<<<<
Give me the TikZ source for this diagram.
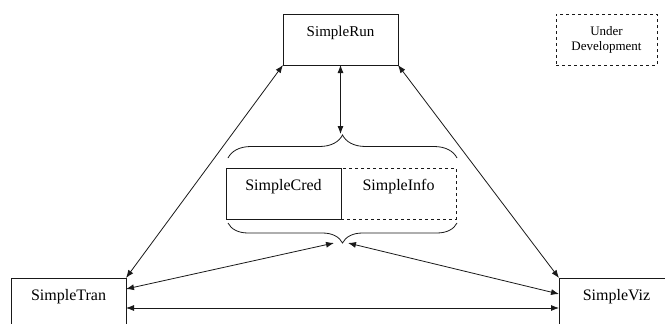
\documentclass[tikz,border=0pt]{standalone}
\usepackage{fontspec}
\setmainfont{Liberation Serif}
\usetikzlibrary{arrows.meta,positioning,decorations.pathreplacing}

\begin{document}
\begin{tikzpicture}[x=1pt,y=-1pt,>={Latex[length=8pt,width=6pt]},font=\fontsize{16}{19}\selectfont]
\tikzset{box/.style={draw=black!90,line width=0.8pt,outer sep=0pt,inner sep=0pt}, unit/.style={box,anchor=north west,minimum width=115pt,text height=22pt,text depth=29pt}, note/.style={box,dashed,anchor=north west,minimum width=101pt,minimum height=51pt,align=center,font=\fontsize{13}{15}\selectfont}, link/.style={<->,draw=black!90,line width=0.8pt}, curly/.style={draw=black!90,line width=0.8pt,decorate,decoration={brace,amplitude=#1}}}
\useasboundingbox (0,0) rectangle (665,324);
\clip (0,0) rectangle (665,324);
% modules
\node[unit,font=\fontsize{15}{18}\selectfont] (run) at (283,14) {SimpleRun};
\node[note] (dev) at (556,14) {Under\\Development};
\node[unit] (cred) at (226,168) {SimpleCred};
\node[unit,dashed,right=0pt of cred] (info) {SimpleInfo};
\node[unit] (tran) at (11,278) {SimpleTran};
\node[unit] (viz) at (559,278) {SimpleViz};
% braces round the shared pair
\draw[curly=23pt] (228,158) -- (457,158);
\draw[curly=20pt] (457,223) -- (228,223);
\coordinate (upTip) at (340,134);
\coordinate (hubL) at (334,243);
\coordinate (hubR) at (348,243);
% links
\draw[link] (run.south west) -- (tran.north east);
\draw[link] (run.south east) -- (viz.north west);
\draw[link] (run.south) -- (run.south |- upTip);
\draw[link] (hubL) -- ([yshift=-11pt]tran.north east);
\draw[link] (hubR) -- ([yshift=-16pt]viz.north west);
\draw[link] ([yshift=-30pt]tran.north east) -- ([yshift=-30pt]viz.north west);
\end{tikzpicture}
\end{document}
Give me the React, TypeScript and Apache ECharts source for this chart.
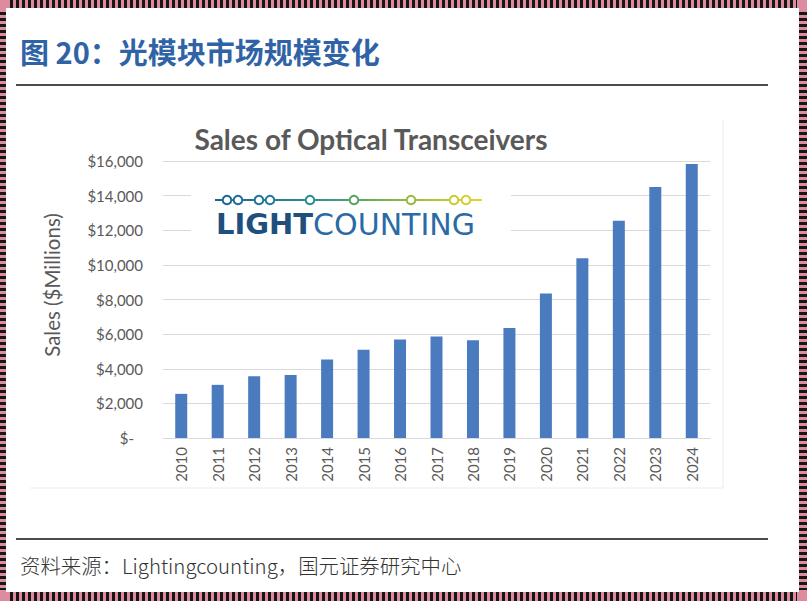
>>>>
> [What you should do] Copy each line of the preceding data that contains the string "source".

> [The output]
Give me the TikZ source for this diagram.
Give me the React, TypeScript and Apache ECharts source for this chart.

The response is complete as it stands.